The Swedish-born professor insisted that brain research showed puberty was “not the period when children should focus on strong academic exercise”. Nevertheless, they were forced to make vital academic choices during those years.

Professor Bengtsson, now at the University of Aarhus in Denmark, and previously head of the OECD’s centre for educational research and innovation, cited developments in China that recognised the hormonal impact on learning.

“In Shanghai, they have a new international centre for learning by doing. It is not based in a classroom focused only on academic learning, which is not brain-friendly,” he said. It was, he added, Confucius who said: “I listen and I forget; I see and I remember; I do and I understand.”

This was the basis for his advice that learning for teenagers should involve the motor, visual and auditory systems, particularly the motor system. It was especially relevant to children from the most economically disadvantaged groups, given that one in four young people in the Western world leave school never wanting to learn again.

“We are paying a very high price for that,” Professor Bengtsson said. “So if the focus is more on learning by doing, it would be better for some of the more disadvantaged group. It does not mean that you should not have access to academic schooling later - the brain learns throughout life.”

But Eric Wilkinson, professor of education at Glasgow University who has a specialism in early childhood education, warned: “Soft-pedalling during adolescence seems to be rather dangerous.”

It sat uncomfortably with cross-cultural research and analysis of new approaches in schools, he said.

In Scotland, where schools were reorganising their curriculum and providing more challenges, it was clear that pupils wanted breadth of curriculum and proof of success. Professor Wilkinson suggested such approaches could improve exam performance by up to 50 per cent.

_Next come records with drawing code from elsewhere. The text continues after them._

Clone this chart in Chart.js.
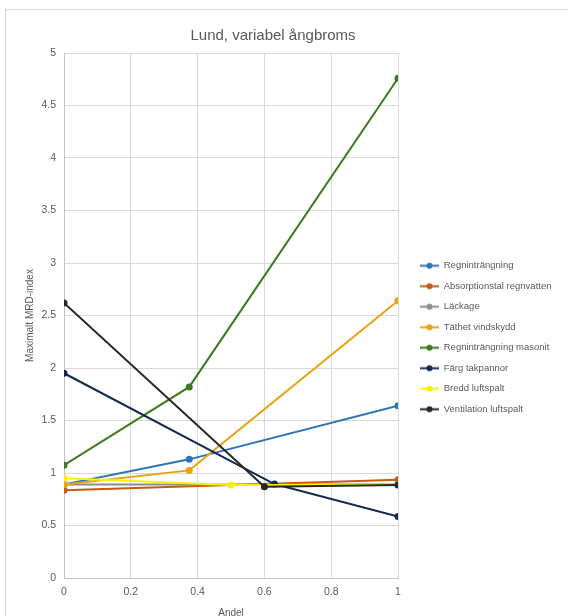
<!DOCTYPE html>
<html>
<head>
<meta charset="utf-8">
<script src="https://cdn.jsdelivr.net/npm/chart.js@4/dist/chart.umd.min.js"></script>
<style>
  html, body { margin: 0; padding: 0; background: #fff; overflow: hidden; }
  #frame { position: absolute; left: 5px; top: 9px; width: 640px; height: 700px; border: 1px solid #d9d9d9; }
  #wrap { position: absolute; left: 6px; top: 10px; width: 562px; height: 620px; }
</style>
</head>
<body>
<div id="frame"></div>
<div id="wrap"><canvas id="chart"></canvas></div>
<script>
const chartTitle = "Lund, variabel ångbroms";
const xTitle = "Andel";
const yTitle = "Maximalt MRD-index";

const seriesNames = [
  "Regninträngning",
  "Absorptionstal regnvatten",
  "Läckage",
  "Täthet vindskydd",
  "Regninträngning masonit",
  "Färg takpannor",
  "Bredd luftspalt",
  "Ventilation luftspalt"
];
const seriesColors = ["#2e75b6", "#c55a11", "#8c8c8c", "#eaa20f", "#3d7a1f", "#142850", "#f7f300", "#262626"];

const regnX = [0, 0.375, 1];
const regnY = [0.89, 1.13, 1.64];
const absorptionX = [0, 1];
const absorptionY = [0.835, 0.935];
const lackageX = [0, 1];
const lackageY = [0.89, 0.89];
const tathetX = [0, 0.375, 1];
const tathetY = [0.89, 1.025, 2.64];
const masonitX = [0, 0.375, 1];
const masonitY = [1.075, 1.82, 4.76];
const fargX = [0, 0.63, 1];
const fargY = [1.95, 0.895, 0.585];
const breddX = [0, 0.5, 1];
const breddY = [0.95, 0.885, 0.885];
const ventX = [0, 0.6, 1];
const ventY = [2.62, 0.87, 0.885];

const seriesX = [regnX, absorptionX, lackageX, tathetX, masonitX, fargX, breddX, ventX];
const seriesY = [regnY, absorptionY, lackageY, tathetY, masonitY, fargY, breddY, ventY];

const fontFamily = "'Liberation Sans', Arial, sans-serif";
const textColor = "#595959";

function legendMarker(color) {
  const c = document.createElement("canvas");
  c.width = 30;
  c.height = 9;
  const g = c.getContext("2d");
  g.strokeStyle = color;
  g.lineWidth = 2;
  g.beginPath();
  g.moveTo(11, 4.5);
  g.lineTo(30, 4.5);
  g.stroke();
  g.fillStyle = color;
  g.beginPath();
  g.arc(20.5, 4.5, 3, 0, Math.PI * 2);
  g.fill();
  return c;
}

// plain numbers, no trailing zeros (5, 4.5, 1 ...)
const tickLabel = v => String(Number(v.toFixed(2)));

const datasets = seriesNames.map((name, i) => ({
  label: name,
  data: seriesX[i].map((x, j) => ({ x: x, y: seriesY[i][j] })),
  showLine: true,
  borderColor: seriesColors[i],
  backgroundColor: seriesColors[i],
  pointBackgroundColor: seriesColors[i],
  pointBorderColor: seriesColors[i],
  borderWidth: 2,
  pointRadius: 3.5,
  pointBorderWidth: 0,
  order: seriesNames.length - i
}));

const titlePlugin = {
  id: "fixedTitle",
  afterDraw(chart) {
    const ctx = chart.ctx;
    ctx.save();
    ctx.font = "15px " + fontFamily;
    ctx.fillStyle = textColor;
    ctx.textAlign = "center";
    ctx.textBaseline = "middle";
    ctx.fillText(chartTitle, 267, 26);
    ctx.restore();
  }
};

new Chart(document.getElementById("chart"), {
  type: "scatter",
  data: { datasets: datasets },
  plugins: [titlePlugin],
  options: {
    responsive: true,
    maintainAspectRatio: false,
    animation: false,
    layout: { padding: { top: 43, right: 10, left: 0, bottom: 0 } },
    plugins: {
      tooltip: { enabled: false },
      legend: {
        position: "right",
        align: "start",
        maxWidth: 160,
        title: { display: true, text: " ", padding: { top: 0, bottom: 185 }, font: { size: 10 } },
        labels: {
          usePointStyle: true,
          pointStyleWidth: 30,
          boxHeight: 9,
          padding: 11,
          color: textColor,
          font: { size: 9.5, family: fontFamily },
          generateLabels(chart) {
            return chart.data.datasets.map((ds, i) => ({
              text: ds.label,
              fillStyle: ds.borderColor,
              strokeStyle: ds.borderColor,
              lineWidth: 0,
              pointStyle: legendMarker(ds.borderColor),
              datasetIndex: i,
              hidden: !chart.isDatasetVisible(i),
              fontColor: textColor
            }));
          }
        }
      }
    },
    scales: {
      x: {
        type: "linear",
        min: 0,
        max: 1,
        ticks: { stepSize: 0.2, padding: 8, color: textColor, font: { size: 10.5, family: fontFamily }, callback: tickLabel },
        grid: { color: "#d9d9d9", drawTicks: false },
        border: { color: "#c4c4c4" },
        title: { display: true, text: xTitle, color: textColor, font: { size: 10, family: fontFamily }, padding: { top: 0, bottom: 11 } },
        afterFit(scale) { scale.height = 52; }
      },
      y: {
        min: 0,
        max: 5,
        ticks: { stepSize: 0.5, padding: 8, color: textColor, font: { size: 10.5, family: fontFamily }, callback: tickLabel },
        grid: { color: "#d9d9d9", drawTicks: false },
        border: { color: "#c4c4c4" },
        title: { display: true, text: yTitle, color: textColor, font: { size: 10, family: fontFamily }, padding: { top: 18, bottom: 0 } },
        afterFit(scale) { scale.width = 58; }
      }
    }
  }
});
</script>
</body>
</html>
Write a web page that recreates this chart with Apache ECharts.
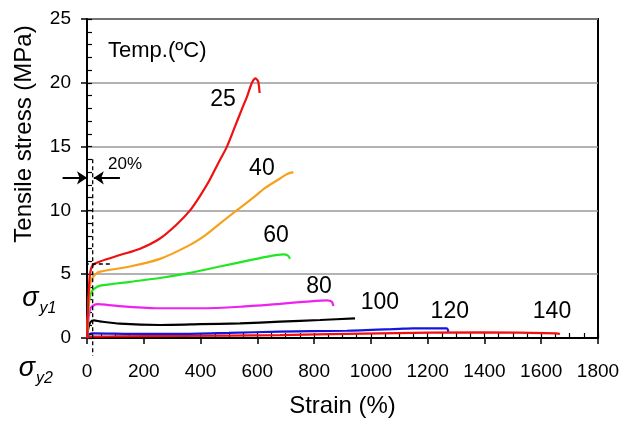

Professor Bengtsson argued that there were times when the brain was particularly sensitive to certain types of learning, for instance, language at the pre-five stage.

“It is a total waste of money and time to start teaching languages later,” he said. “Children should start foreign languages in pre-school. A young brain at three or four is capable of learning a second language, and that has implications for pre-school teaching.”

Research now showed that the pre-frontal lobe of the brain - which governs the ability to make judgments and decisions - was the last part to mature, usually between the ages of 25 and 30. This had implications for higher education and lifelong learning.

Professor Bengtsson also noted that the average age for financial traders in some markets was 26. Economic theory had always been based on the belief that the rational man always made rational choices - but this was clearly not true.

“We know that in a panic situation the first part of the brain to react is the emotional limbic system,” he said, “so there are implications in this finding for the new discipline of neuro-economics.”

Fresh thinking

Professor Bengtsson offered what he described as the cheapest way to boost educational performance by 10 to 15 per cent: “Open the windows and let the oxygen in.”

Twenty minutes after starting a lesson, teachers should open the classroom windows. They should then get their children to stand up to pump oxygen into the blood.

“We can measure what happens to the brain if it is deprived of oxygen,” he said.